What does it mean? It means they are not true prophets. They find out information like that guy who was searching people’s information and making it sound like he knew it all, giving details that were not, and are not biblical. He told a guy about a phone call he had, you remember, that same gentleman pointed at a section and said ‘there’s a guy named so-and-so over here and you were talking to so-and-so on the phone and you said so in a such-and-such thing’. And the whole crowd went, ‘oh my god hallelujah,’ and he was prophesying out of his own heart. It’s not in the word, it’s not in the bible, I’m sorry.”

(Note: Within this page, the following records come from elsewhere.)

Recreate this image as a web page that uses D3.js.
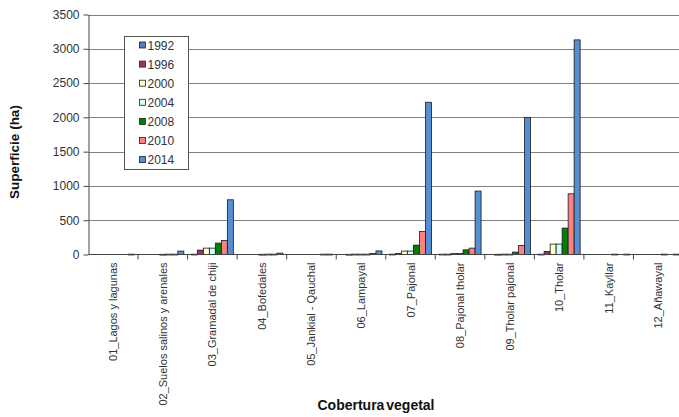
<!DOCTYPE html>
<html>
<head>
<meta charset="utf-8">
<script src="https://cdn.jsdelivr.net/npm/d3@7"></script>
<style>
  html, body { margin: 0; padding: 0; background: #fff; }
  svg { display: block; font-family: Arial, "Liberation Sans", sans-serif; }
</style>
</head>
<body>
<svg id="chart" width="679" height="417"></svg>
<script>
// Land-cover classes (x axis)
const categories = [
  "01_Lagos y lagunas",
  "02_Suelos salinos y arenales",
  "03_Gramadal de chiji",
  "04_Bofedales",
  "05_Jankial - Qauchal",
  "06_Lampayal",
  "07_Pajonal",
  "08_Pajonal tholar",
  "09_Tholar pajonal",
  "10_Tholar",
  "11_Kayllar",
  "12_Añawayal"
];

const years = ["1992", "1996", "2000", "2004", "2008", "2010", "2014"];

// Surface (ha) per class, one array per year
const v1992 = [0, 0, 5, 0, 0, 0, 5, 5, 0, 5, 0, 0];
const v1996 = [0, 0, 64, 0, 0, 3, 15, 5, 3, 44, 0, 0];
const v2000 = [0, 0, 93, 0, 0, 5, 50, 15, 5, 152, 0, 0];
const v2004 = [0, 3, 93, 3, 0, 5, 50, 15, 5, 152, 0, 0];
const v2008 = [0, 5, 166, 5, 0, 5, 137, 68, 35, 385, 5, 5];
const v2010 = [0, 5, 204, 5, 5, 15, 336, 93, 131, 885, 0, 0];
const v2014 = [5, 50, 798, 20, 5, 52, 2220, 925, 2000, 3130, 5, 5];

const yTicks = [0, 500, 1000, 1500, 2000, 2500, 3000, 3500];

const colors = ["#4f81bd", "#993366", "#ffffcc", "#ccffff", "#008000", "#ff8080", "#558ed5"];

const seriesValues = [v1992, v1996, v2000, v2004, v2008, v2010, v2014];
const series = years.map((y, i) => ({ year: y, values: seriesValues[i], color: colors[i] }));

const svg = d3.select("#chart");

const plotLeft = 88.5, plotRight = 683, plotTop = 14.5, plotBottom = 254.5;

const x0 = d3.scaleBand().domain(categories).range([plotLeft, plotRight]).paddingInner(0).paddingOuter(0);
const x1 = d3.scaleBand().domain(years).range([0, x0.bandwidth()]).paddingInner(0).paddingOuter(0.63);
const y = d3.scaleLinear().domain([0, 3500]).range([plotBottom, plotTop]);

// Horizontal gridlines
svg.append("g")
  .selectAll("line")
  .data(yTicks.filter(t => t > 0))
  .join("line")
  .attr("x1", plotLeft).attr("x2", 679)
  .attr("y1", d => Math.round(y(d)) + 0.5).attr("y2", d => Math.round(y(d)) + 0.5)
  .attr("stroke", "#808080").attr("stroke-width", 1);

// Bars
const rows = [];
series.forEach(s => s.values.forEach((v, i) => {
  if (v > 0) rows.push({ cat: categories[i], year: s.year, value: v, color: s.color });
}));

svg.append("g")
  .selectAll("rect")
  .data(rows)
  .join("rect")
  .attr("x", d => x0(d.cat) + x1(d.year))
  .attr("y", d => y(d.value))
  .attr("width", x1.bandwidth())
  .attr("height", d => Math.max(0.8, y(0) - y(d.value)))
  .attr("fill", d => d.color)
  .attr("stroke", "#1a1a1a")
  .attr("stroke-width", 0.8);

// Y axis
const yAxis = d3.axisLeft(y).tickValues(yTicks).tickFormat(d3.format("d"))
  .tickSize(5).tickSizeOuter(0).tickPadding(4);
const gy = svg.append("g").attr("transform", `translate(${plotLeft},0)`).call(yAxis);
gy.select(".domain").attr("stroke", "#444");
gy.selectAll(".tick line").attr("stroke", "#444");
gy.selectAll(".tick text").attr("font-size", 12).attr("fill", "#333")
  .attr("font-family", "Arial, 'Liberation Sans', sans-serif");

// X axis with ticks on category boundaries
const gx = svg.append("g").attr("transform", `translate(0,${plotBottom})`);
gx.append("line").attr("x1", plotLeft).attr("x2", 679).attr("y1", 0).attr("y2", 0).attr("stroke", "#444");
gx.selectAll("line.tk")
  .data(categories)
  .join("line")
  .attr("class", "tk")
  .attr("x1", d => x0(d) + x0.bandwidth()).attr("x2", d => x0(d) + x0.bandwidth())
  .attr("y1", 0).attr("y2", 5)
  .attr("stroke", "#444");
gx.selectAll("text")
  .data(categories)
  .join("text")
  .attr("transform", d => `translate(${x0(d) + x0.bandwidth() / 2 + 4},8) rotate(-90)`)
  .attr("text-anchor", "end")
  .attr("font-size", 11)
  .attr("fill", "#333")
  .text(d => d);

// Axis titles
svg.append("text")
  .attr("transform", "translate(19,152) rotate(-90)")
  .attr("text-anchor", "middle")
  .attr("font-size", 13.5).attr("font-weight", "bold").attr("fill", "#111")
  .text("Superficie (ha)");

svg.append("text")
  .attr("x", 376).attr("y", 410)
  .attr("text-anchor", "middle")
  .attr("font-size", 14).attr("font-weight", "bold").attr("fill", "#111")
  .attr("word-spacing", "-2px")
  .text("Cobertura vegetal");

// Legend
const legend = svg.append("g");
legend.append("rect")
  .attr("x", 124.5).attr("y", 36.5).attr("width", 64).attr("height", 133)
  .attr("fill", "#fff").attr("stroke", "#555").attr("stroke-width", 1);
const items = legend.selectAll("g.item")
  .data(series)
  .join("g")
  .attr("class", "item")
  .attr("transform", (d, i) => `translate(0,${45 + i * 19.1})`);
items.append("rect")
  .attr("x", 139.5).attr("y", -3).attr("width", 6).attr("height", 6)
  .attr("fill", d => d.color).attr("stroke", "#222").attr("stroke-width", 0.8);
items.append("text")
  .attr("x", 147.5).attr("y", 4.5)
  .attr("font-size", 12).attr("fill", "#333")
  .text(d => d.year);
</script>
</body>
</html>
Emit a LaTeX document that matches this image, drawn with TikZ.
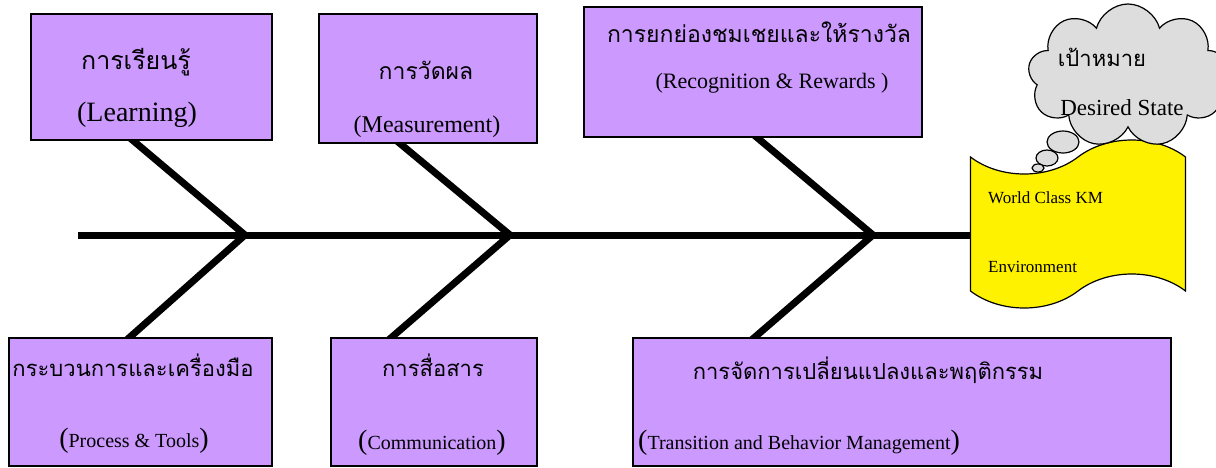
\documentclass[tikz,border=0pt]{standalone}
\usepackage{fontspec}
\setmainfont{Liberation Serif}
\newfontfamily\thaifont[Script=Thai]{Loma}
\usetikzlibrary{shapes.symbols,backgrounds}

\definecolor{boxviolet}{RGB}{204,153,255}
\definecolor{cloudgray}{RGB}{221,221,221}
\newcommand{\bigparen}[1]{{\fontsize{28}{30}\selectfont #1}}

\tikzset{
  box/.style={draw=black, line width=1.5pt, fill=boxviolet, anchor=north west, inner sep=0pt},
  bone/.style={line width=7pt, black},
  th/.style={font=\thaifont\fontsize{22}{26}\selectfont, inner sep=0pt},
  en/.style={font=\fontsize{24}{28}\selectfont, inner sep=0pt},
  bubble/.style={draw=black, line width=1.2pt, fill=cloudgray}
}

\begin{document}
\begin{tikzpicture}[x=1pt, y=-1pt]
    \useasboundingbox (0,0) rectangle (1216,467);

    % Cause boxes, top row
    \node[box, minimum width=241pt, minimum height=126pt] (learn) at (30,13) {};
    \node[box, minimum width=218pt, minimum height=129pt] (measure) at (318,13) {};
    \node[box, minimum width=338pt, minimum height=130pt] (reward) at (583,6) {};

    % Cause boxes, bottom row
    \node[box, minimum width=263pt, minimum height=128pt] (process) at (8,337) {};
    \node[box, minimum width=206pt, minimum height=128pt] (comm) at (330,337) {};
    \node[box, minimum width=538pt, minimum height=128pt] (change) at (632,337) {};

    % Box texts
    \node[th, font=\thaifont\fontsize{25}{28}\selectfont] (learn-th) at (136,62) {การเรียนรู้};
    \node[en, font=\fontsize{28}{30}\selectfont] (learn-en) at (137,115) {(Learning)};
    \node[th, font=\thaifont\fontsize{23}{26}\selectfont] (measure-th) at (426,70) {การวัดผล};
    \node[en] (measure-en) at (427,127) {(Measurement)};
    \node[th, font=\thaifont\fontsize{23}{26}\selectfont] (reward-th) at (759,32) {การยกย่องชมเชยและให้รางวัล};
    \node[en, font=\fontsize{22}{26}\selectfont] (reward-en) at (772,83) {(Recognition \& Rewards )};
    \node[th] (process-th) at (133,365) {กระบวนการและเครื่องมือ};
    \node[en, font=\fontsize{20}{24}\selectfont] (process-en) at (134,441) {\bigparen{(}Process \& Tools\bigparen{)}};
    \node[th] (comm-th) at (433,365) {การสื่อสาร};
    \node[en, font=\fontsize{20}{24}\selectfont] (comm-en) at (432,443) {\bigparen{(}Communication\bigparen{)}};
    \node[th] (change-th) at (868,370) {การจัดการเปลี่ยนแปลงและพฤติกรรม};
    \node[en, font=\fontsize{20}{24}\selectfont, anchor=west] (change-en) at (638,443) {\bigparen{(}Transition and Behavior Management\bigparen{)}};

    % Goal: wavy sheet, thought cloud and bubbles
    \node[tape, draw=black, line width=1.2pt, fill=yellow, tape bend top=in and out, tape bend bottom=in and out, tape bend height=34pt, minimum width=215pt, minimum height=168pt] (goal) at (1078,224) {};
    \node[en, font=\fontsize{17}{20}\selectfont, anchor=west] (goal-l1) at (988,198) {World Class KM};
    \node[en, font=\fontsize{17}{20}\selectfont, anchor=west] (goal-l2) at (988,267) {Environment};

    \node[cloud, cloud puffs=9, aspect=1.4, draw=black, line width=1.2pt, fill=cloudgray, minimum width=200pt, minimum height=144pt] (wish) at (1128,76) {};
    \node[th] (wish-th) at (1102,57) {เป้าหมาย};
    \node[en, font=\fontsize{23}{26}\selectfont] (wish-en) at (1122,108) {Desired State};
    \draw[bubble] (1063,142) ellipse [x radius=16pt, y radius=11pt];
    \draw[bubble] (1047,158) ellipse [x radius=11pt, y radius=8pt];
    \draw[bubble] (1038,168) ellipse [x radius=6pt, y radius=4pt];

    % Spine and bones
    \coordinate (tail) at (78,235);
    \coordinate (j1) at (245,235);
    \coordinate (j2) at (510,235);
    \coordinate (j3) at (873,235);
    \begin{pgfonlayer}{background}
        \draw[bone] (tail) -- (tail -| goal.west);
        \draw[bone, shorten <=-6pt, shorten >=-6pt] ([xshift=103pt]learn.south west) -- (j1) -- ([xshift=122pt]process.north west);
        \draw[bone, shorten <=-6pt, shorten >=-6pt] ([xshift=82pt]measure.south west) -- (j2) -- ([xshift=62pt]comm.north west);
        \draw[bone, shorten <=-6pt, shorten >=-6pt] ([xshift=174pt]reward.south west) -- (j3) -- ([xshift=123pt]change.north west);
    \end{pgfonlayer}
\end{tikzpicture}
\end{document}
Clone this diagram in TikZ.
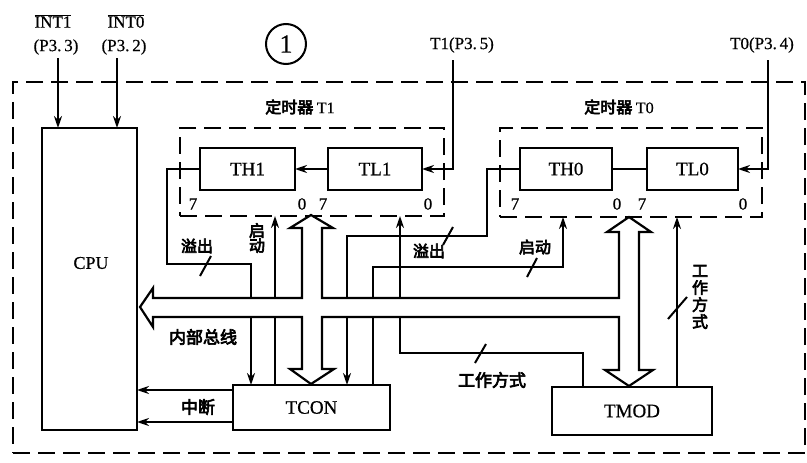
\documentclass[tikz,border=0pt]{standalone}
\usepackage{fontspec}
\setmainfont{Liberation Serif}[FakeBold=0.6]
\newfontfamily\cjk{Noto Sans CJK SC}[FakeBold=4]
\usetikzlibrary{arrows.meta}
\begin{document}
\begin{tikzpicture}[x=1pt,y=-1pt, line width=2pt, line join=miter,
  box/.style={draw, line width=2.2pt, inner sep=0pt, outer sep=0pt, font=\fontsize{19}{19}\selectfont},
  dbox/.style={draw, dash pattern=on 17pt off 8pt, line width=2.2pt, inner sep=0pt, outer sep=0pt},
  lbl/.style={font=\fontsize{17}{17}\selectfont, inner sep=0pt},
  cn/.style={font=\cjk\fontsize{16}{17}\selectfont, inner sep=0pt},
  cnb/.style={font=\cjk\fontsize{17}{18}\selectfont, inner sep=0pt},
  tip/.style={-{Stealth[length=12pt,width=8pt]}},
]
\useasboundingbox (0,0) rectangle (807,463);
% dashed frames
\node[dbox, minimum width=792pt, minimum height=371pt] (outer) at (409,267.5) {};
\node[dbox, minimum width=264pt, minimum height=88pt] (t1box) at (312,172) {};
\node[dbox, minimum width=262pt, minimum height=89pt] (t0box) at (631,172.5) {};
% boxes
\node[box, minimum width=95pt, minimum height=302pt] (cpu) at (89.5,279) {};
\node[inner sep=0pt, font=\fontsize{18}{18}\selectfont] (cpul) at (91,263) {CPU};
\node[box, minimum width=95pt, minimum height=42pt] (th1) at (247.5,169) {TH1};
\node[box, minimum width=94pt, minimum height=42pt] (tl1) at (375,169) {TL1};
\node[box, minimum width=92pt, minimum height=42pt] (th0) at (566,169) {TH0};
\node[box, minimum width=91pt, minimum height=42pt] (tl0) at (692.5,169) {TL0};
\node[box, minimum width=157pt, minimum height=45pt] (tcon) at (311.5,407.5) {TCON};
\node[box, minimum width=160pt, minimum height=48pt] (tmod) at (632,411) {TMOD};
% top labels
\node[lbl] (int1) at (53,21) {$\overline{\hbox{INT1}}$};
\node[lbl] (int0) at (126,21) {$\overline{\hbox{INT0}}$};
\node[lbl] (p33) at (56,47) {(P3.\,3)};
\node[lbl] (p32) at (124,47) {(P3.\,2)};
\node[circle, draw, line width=2pt, minimum size=40pt, inner sep=0pt, font=\fontsize{26}{26}\selectfont] (c1) at (286,44) {1};
\node[lbl] (p35) at (462,45) {T1(P3.\,5)};
\node[lbl] (p34) at (762,45) {T0(P3.\,4)};
\node[cn] (t1t) at (300,107) {定时器 \textrm{T1}};
\node[cn] (t0t) at (619,107) {定时器 \textrm{T0}};
% bit labels
\node[lbl] (b1) at (193,204) {7};
\node[lbl] (b2) at (302,204) {0};
\node[lbl] (b3) at (323,204) {7};
\node[lbl] (b4) at (428,204) {0};
\node[lbl] (b5) at (515,204) {7};
\node[lbl] (b6) at (617,204) {0};
\node[lbl] (b7) at (642,204) {7};
\node[lbl] (b8) at (743,204) {0};
% internal bus
\draw[line width=2.2pt, fill=white] (140,307) -- (153,288) -- (153,298) -- (302,298) -- (302,228) -- (290,228) -- (311,215) -- (333,228) -- (322,228) -- (322,298) -- (619,298) -- (619,232) -- (607,232) -- (629,217) -- (651,232) -- (639,232) -- (639,370) -- (653,370) -- (629,386) -- (605,370) -- (619,370) -- (619,317) -- (322,317) -- (322,369) -- (334,369) -- (311,384) -- (290,369) -- (302,369) -- (302,317) -- (153,317) -- (153,327) -- cycle;
% external inputs
\coordinate (i1) at (58,58);
\coordinate (i0) at (117,58);
\draw[tip] (i1) -- (i1 |- cpu.north);
\draw[tip] (i0) -- (i0 |- cpu.north);
\coordinate (t1in) at (453,60);
\coordinate (t0in) at (768,60);
\draw[tip] (t1in) |- (tl1.east);
\draw[tip] (t0in) |- (tl0.east);
\draw[tip] (tl1.west) -- (th1.east);
\draw (th0.east) -- (tl0.west);
% interrupts
\coordinate (q1) at (0,390);
\coordinate (q2) at (0,422);
\draw[tip] (tcon.west |- q1) -- (cpu.east |- q1);
\draw[tip] (tcon.west |- q2) -- (cpu.east |- q2);
% T1 overflow
\draw (th1.west) -| (167,264) -| (251,298);
\coordinate (o1) at (251,317);
\draw[tip] (o1) -- (o1 |- tcon.north);
% T1 start
\coordinate (s1b) at (275,317);
\coordinate (s1a) at (275,298);
\draw (tcon.north -| s1b) -- (s1b);
\draw[tip] (s1a) -- (s1a |- t1box.south);
% T0 overflow
\draw (th0.west) -| (487,236) -| (347,298);
\coordinate (o0) at (347,317);
\draw[tip] (o0) -- (o0 |- tcon.north);
% T0 start
\coordinate (s0) at (373,317);
\coordinate (s0a) at (373,298);
\coordinate (s0c) at (563,267);
\draw (tcon.north -| s0) -- (s0);
\draw[tip] (s0a) |- (s0c) -- (s0c |- t0box.south);
% TMOD -> T1 mode
\coordinate (m1) at (583,353);
\coordinate (m1b) at (400,317);
\coordinate (m1a) at (400,298);
\draw (tmod.north -| m1) -- (m1) -| (m1b);
\draw[tip] (m1a) -- (m1a |- t1box.south);
% TMOD -> T0 mode
\coordinate (m0) at (677,300);
\draw[tip] (tmod.north -| m0) -- (m0 |- t0box.south);
% slashes
\draw (200,276) -- (211,256);
\draw (443,245) -- (453,227);
\draw (527,277) -- (537,258);
\draw (475,363) -- (486,344);
\draw (668,319) -- (687,297);
% chinese labels
\node[cn] (ovf1) at (197,246) {溢出};
\node[cn] (ovf0) at (429,251) {溢出};
\node[cn, align=center] (st1) at (257,238) {启\\[-2pt]动};
\node[cn] (st0) at (535,247) {启动};
\node[cnb] (bus) at (203,337) {内部总线};
\node[cnb] (irq) at (198,407) {中断};
\node[cnb] (md1) at (492,380) {工作方式};
\node[cn, align=center] (md0) at (700,297) {工\\作\\方\\式};
\end{tikzpicture}
\end{document}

Recently, a woman named Jubilee, who was part of Bethel Church’s School of Supernatural Ministry, recounted her experiences with Bolz. She reveals that she was dating a man with a couple of red flags that was a decade older than her, but at a church meeting her boyfriend was attending, Bolz prophesied that he was hearing from Jesus, asking the boyfriend:

“I saw fifty, but I know that fifty is a Jubilee year. There’s something about God’s giving you a Jubilee. What does that mean to you? Oh! Your girlfriend’s name is Jubilee? That’s awesome! Well, God’s giving you this girl.”

Bolz then pulls out the name of a nearby cafe with delicious food he’s eaten at while there and asks if she has anything to do with it, and the boyfriend says that she works there.

Later, the boyfriend/ husband reposted this video and captioned it on his Facebook page.

Jubilee notes that all this information was readily available on her Facebook page, but at the time, she didn’t know this was how he knew so much about them.

She explains that her belief that Bolz was a true prophet who was hearing from God about their future and marriage, based on these prophetic words, overode her instincts and quieted her doubts about marrying this man, pointing to the fact that she was told that God wanted them to be together. Seeing it as a sign from God, she got engaged at the age of 20 after dating for only two months.

Later, she alleges her husband turned out to be a physically abusive porn addict, calling her a “F—— B—-” a week after their wedding, pinning her down and spitting in her face, telling her she couldn’t have dinner with her father anymore, strangling her on more than on occasion and almost killing her, resulting in her divorcing him for her safety.

Jubilee says, “I stayed in this abusive marriage for years because I thought that this was God’s will for my life; I thought that I needed to be with this man.”